Your objective:
Go through the data below. List every line that holds the word "chart".

Dataset section:
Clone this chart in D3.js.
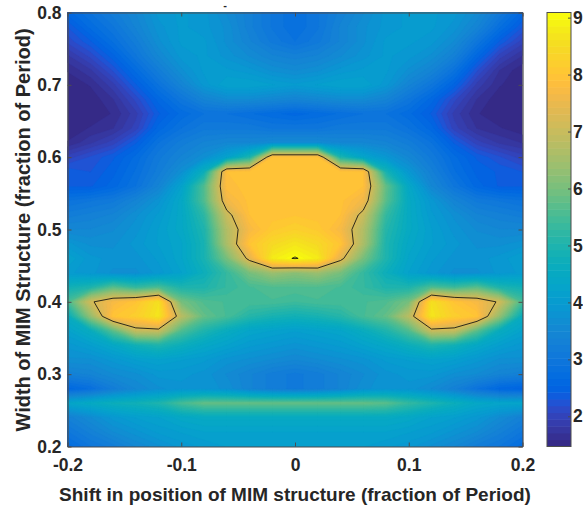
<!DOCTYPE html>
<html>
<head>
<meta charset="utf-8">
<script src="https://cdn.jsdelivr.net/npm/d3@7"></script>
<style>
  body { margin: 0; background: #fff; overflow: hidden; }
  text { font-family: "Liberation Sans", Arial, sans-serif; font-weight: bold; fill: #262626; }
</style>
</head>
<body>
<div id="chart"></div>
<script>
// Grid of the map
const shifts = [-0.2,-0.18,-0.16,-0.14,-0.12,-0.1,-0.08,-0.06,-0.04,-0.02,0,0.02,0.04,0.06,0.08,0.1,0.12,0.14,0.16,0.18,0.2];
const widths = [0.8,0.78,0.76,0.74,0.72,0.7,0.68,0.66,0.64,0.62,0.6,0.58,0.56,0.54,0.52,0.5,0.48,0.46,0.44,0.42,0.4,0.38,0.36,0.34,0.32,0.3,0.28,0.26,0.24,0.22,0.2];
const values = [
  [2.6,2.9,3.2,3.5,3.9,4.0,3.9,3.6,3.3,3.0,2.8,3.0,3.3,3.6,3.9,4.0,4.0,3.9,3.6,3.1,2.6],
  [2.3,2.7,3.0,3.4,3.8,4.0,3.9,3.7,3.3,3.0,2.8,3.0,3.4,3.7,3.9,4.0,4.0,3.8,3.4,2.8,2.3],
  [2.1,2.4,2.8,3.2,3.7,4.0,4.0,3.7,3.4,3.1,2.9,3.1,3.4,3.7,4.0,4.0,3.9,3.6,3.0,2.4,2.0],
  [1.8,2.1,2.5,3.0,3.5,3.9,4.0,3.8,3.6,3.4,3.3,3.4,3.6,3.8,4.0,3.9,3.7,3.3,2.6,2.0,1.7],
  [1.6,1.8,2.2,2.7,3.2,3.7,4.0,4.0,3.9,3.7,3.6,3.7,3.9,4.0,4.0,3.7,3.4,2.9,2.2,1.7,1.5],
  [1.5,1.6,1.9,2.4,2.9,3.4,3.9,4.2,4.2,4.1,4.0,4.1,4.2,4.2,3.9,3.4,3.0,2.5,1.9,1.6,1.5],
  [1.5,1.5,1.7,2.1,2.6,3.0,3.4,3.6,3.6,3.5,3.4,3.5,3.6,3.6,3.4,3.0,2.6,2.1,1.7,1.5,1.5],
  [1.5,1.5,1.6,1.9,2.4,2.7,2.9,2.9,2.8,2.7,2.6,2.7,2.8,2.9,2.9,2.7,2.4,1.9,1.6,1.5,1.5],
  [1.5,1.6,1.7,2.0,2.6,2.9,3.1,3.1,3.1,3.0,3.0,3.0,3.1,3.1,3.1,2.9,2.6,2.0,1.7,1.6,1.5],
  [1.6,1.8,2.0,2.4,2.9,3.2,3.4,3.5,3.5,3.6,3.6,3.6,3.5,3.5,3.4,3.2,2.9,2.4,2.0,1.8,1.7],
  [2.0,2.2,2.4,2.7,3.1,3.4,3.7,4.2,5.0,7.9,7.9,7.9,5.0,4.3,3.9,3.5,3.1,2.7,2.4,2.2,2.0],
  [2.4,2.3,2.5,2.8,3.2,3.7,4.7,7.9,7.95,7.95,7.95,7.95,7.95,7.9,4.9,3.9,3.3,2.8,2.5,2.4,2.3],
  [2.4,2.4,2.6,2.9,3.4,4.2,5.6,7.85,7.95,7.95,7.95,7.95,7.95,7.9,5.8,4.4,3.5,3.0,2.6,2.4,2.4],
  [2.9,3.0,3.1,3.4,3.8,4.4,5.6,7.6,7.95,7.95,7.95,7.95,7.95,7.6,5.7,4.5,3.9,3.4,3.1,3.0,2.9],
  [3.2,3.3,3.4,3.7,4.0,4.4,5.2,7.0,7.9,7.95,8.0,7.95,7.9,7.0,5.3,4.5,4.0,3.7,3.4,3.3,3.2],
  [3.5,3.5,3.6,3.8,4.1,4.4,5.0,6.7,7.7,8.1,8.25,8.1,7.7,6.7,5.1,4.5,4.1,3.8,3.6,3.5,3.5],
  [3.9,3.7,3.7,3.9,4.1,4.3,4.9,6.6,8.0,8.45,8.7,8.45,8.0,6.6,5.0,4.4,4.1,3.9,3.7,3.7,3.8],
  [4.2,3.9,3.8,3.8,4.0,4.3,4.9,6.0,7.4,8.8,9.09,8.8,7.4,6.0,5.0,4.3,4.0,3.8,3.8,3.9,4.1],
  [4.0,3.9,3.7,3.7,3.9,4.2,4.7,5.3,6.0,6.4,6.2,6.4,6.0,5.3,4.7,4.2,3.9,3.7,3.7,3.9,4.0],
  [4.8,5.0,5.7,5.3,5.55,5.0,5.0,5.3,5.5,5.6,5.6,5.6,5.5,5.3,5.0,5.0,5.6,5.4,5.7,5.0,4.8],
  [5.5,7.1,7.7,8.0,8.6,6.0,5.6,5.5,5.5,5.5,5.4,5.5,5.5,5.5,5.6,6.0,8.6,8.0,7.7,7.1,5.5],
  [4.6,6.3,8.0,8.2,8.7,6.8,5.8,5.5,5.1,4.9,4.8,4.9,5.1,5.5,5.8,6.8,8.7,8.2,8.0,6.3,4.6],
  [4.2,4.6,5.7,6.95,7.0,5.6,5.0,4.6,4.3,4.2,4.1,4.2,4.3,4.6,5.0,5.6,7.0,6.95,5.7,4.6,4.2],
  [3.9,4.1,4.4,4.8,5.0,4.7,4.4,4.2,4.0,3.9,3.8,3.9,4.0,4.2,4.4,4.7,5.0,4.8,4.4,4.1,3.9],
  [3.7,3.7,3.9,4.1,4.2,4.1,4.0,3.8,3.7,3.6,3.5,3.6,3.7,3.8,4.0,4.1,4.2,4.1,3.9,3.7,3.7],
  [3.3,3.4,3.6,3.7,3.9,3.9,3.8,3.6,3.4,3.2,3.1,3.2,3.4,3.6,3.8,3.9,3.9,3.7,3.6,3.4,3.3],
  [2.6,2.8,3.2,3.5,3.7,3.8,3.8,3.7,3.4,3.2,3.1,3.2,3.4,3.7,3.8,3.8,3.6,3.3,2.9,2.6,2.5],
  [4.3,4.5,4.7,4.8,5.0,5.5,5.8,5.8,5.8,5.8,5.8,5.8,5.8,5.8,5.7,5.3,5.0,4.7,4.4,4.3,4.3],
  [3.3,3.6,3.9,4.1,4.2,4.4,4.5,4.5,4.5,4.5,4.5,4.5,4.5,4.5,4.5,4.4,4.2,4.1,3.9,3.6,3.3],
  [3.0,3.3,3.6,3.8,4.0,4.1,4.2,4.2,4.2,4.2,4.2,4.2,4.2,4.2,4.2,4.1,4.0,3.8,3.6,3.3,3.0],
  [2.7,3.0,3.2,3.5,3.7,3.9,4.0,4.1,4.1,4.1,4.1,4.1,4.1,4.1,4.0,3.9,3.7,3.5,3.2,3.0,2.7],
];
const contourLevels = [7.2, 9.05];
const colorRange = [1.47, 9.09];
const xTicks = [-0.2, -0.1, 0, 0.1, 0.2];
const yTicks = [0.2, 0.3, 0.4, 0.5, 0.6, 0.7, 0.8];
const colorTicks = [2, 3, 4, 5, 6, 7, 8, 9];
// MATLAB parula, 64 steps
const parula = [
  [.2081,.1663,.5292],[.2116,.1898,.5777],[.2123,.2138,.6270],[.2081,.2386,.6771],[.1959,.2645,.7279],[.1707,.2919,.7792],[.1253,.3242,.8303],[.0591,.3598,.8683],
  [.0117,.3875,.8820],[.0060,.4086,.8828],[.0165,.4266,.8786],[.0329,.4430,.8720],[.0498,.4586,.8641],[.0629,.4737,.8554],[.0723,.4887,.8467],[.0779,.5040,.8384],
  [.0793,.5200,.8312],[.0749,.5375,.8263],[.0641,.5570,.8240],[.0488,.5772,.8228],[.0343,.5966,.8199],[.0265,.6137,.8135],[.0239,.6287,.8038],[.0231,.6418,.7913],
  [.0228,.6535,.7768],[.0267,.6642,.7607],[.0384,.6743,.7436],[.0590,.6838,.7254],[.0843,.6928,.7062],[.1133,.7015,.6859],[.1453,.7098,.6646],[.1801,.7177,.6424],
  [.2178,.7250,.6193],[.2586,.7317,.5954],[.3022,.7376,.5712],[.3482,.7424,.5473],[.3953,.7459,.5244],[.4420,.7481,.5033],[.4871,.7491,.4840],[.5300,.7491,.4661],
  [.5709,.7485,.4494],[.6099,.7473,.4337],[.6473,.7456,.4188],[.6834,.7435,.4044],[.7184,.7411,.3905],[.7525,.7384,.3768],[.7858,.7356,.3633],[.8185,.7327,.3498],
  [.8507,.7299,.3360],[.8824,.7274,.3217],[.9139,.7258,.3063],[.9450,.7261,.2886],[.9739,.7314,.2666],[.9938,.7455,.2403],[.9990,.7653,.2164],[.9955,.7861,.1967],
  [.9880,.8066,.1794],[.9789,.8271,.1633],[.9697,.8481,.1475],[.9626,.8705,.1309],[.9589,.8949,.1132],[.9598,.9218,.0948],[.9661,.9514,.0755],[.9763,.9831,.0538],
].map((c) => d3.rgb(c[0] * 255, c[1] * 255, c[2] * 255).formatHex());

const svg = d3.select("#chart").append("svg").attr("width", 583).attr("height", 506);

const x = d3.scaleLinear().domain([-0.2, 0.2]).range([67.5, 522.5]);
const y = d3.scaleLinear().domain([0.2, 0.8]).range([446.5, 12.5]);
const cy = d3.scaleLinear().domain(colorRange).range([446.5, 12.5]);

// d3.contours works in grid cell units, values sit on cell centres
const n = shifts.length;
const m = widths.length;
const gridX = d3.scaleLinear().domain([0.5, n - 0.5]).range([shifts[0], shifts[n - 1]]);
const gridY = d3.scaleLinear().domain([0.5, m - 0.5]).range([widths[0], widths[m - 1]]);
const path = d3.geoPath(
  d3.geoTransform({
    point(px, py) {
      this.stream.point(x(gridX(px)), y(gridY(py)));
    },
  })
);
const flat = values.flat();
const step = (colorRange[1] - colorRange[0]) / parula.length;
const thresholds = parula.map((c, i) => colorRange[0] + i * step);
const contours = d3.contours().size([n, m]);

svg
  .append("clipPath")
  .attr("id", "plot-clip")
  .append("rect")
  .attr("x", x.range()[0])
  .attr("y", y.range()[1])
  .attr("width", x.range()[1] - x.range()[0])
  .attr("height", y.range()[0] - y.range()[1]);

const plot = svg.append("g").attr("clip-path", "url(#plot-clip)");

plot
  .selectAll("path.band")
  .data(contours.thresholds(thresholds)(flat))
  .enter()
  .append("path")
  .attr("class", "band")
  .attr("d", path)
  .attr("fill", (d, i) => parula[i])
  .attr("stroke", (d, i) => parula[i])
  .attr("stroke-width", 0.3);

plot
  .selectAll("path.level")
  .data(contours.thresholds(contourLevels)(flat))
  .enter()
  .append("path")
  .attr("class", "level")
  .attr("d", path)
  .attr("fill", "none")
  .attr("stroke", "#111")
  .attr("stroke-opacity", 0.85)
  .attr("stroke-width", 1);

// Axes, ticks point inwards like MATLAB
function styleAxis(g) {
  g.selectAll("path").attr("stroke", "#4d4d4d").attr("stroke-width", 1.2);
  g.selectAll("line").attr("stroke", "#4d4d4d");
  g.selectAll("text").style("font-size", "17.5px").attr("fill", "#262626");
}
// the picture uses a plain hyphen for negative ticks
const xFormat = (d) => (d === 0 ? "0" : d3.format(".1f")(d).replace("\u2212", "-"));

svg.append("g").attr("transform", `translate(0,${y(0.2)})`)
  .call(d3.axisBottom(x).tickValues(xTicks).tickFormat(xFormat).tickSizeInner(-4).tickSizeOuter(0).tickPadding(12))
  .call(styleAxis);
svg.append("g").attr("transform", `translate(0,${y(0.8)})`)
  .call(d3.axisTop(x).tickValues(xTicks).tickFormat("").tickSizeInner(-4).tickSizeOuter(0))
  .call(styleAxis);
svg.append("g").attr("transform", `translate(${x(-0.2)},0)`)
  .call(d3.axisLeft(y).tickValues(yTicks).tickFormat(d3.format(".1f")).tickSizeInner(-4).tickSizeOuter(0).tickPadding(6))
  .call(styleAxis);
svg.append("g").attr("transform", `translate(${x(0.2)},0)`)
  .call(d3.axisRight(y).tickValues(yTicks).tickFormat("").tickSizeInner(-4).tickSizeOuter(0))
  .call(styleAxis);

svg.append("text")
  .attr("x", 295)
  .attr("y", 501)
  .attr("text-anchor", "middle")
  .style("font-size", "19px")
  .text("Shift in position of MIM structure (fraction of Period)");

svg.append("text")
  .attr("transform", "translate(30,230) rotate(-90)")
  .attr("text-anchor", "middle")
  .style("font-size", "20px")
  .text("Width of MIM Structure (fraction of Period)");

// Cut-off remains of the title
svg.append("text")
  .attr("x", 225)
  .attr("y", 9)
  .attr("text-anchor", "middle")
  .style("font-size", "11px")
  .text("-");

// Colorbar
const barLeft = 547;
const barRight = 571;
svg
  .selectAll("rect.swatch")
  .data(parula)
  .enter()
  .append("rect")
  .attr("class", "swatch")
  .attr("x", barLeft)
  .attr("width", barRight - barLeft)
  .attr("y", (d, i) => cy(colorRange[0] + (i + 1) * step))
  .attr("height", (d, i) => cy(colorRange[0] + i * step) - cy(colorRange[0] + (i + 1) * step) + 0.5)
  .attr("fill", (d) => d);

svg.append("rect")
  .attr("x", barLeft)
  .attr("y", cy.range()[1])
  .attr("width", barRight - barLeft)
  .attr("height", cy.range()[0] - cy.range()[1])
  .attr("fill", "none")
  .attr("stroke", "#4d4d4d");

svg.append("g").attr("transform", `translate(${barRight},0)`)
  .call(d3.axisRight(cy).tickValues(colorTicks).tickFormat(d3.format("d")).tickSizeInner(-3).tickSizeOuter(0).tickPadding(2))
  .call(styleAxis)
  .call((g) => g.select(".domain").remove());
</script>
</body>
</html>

Response below:
Clone this chart in D3.js.
<div id="chart"></div>
const svg = d3.select("#chart").append("svg").attr("width", 583).attr("height", 506);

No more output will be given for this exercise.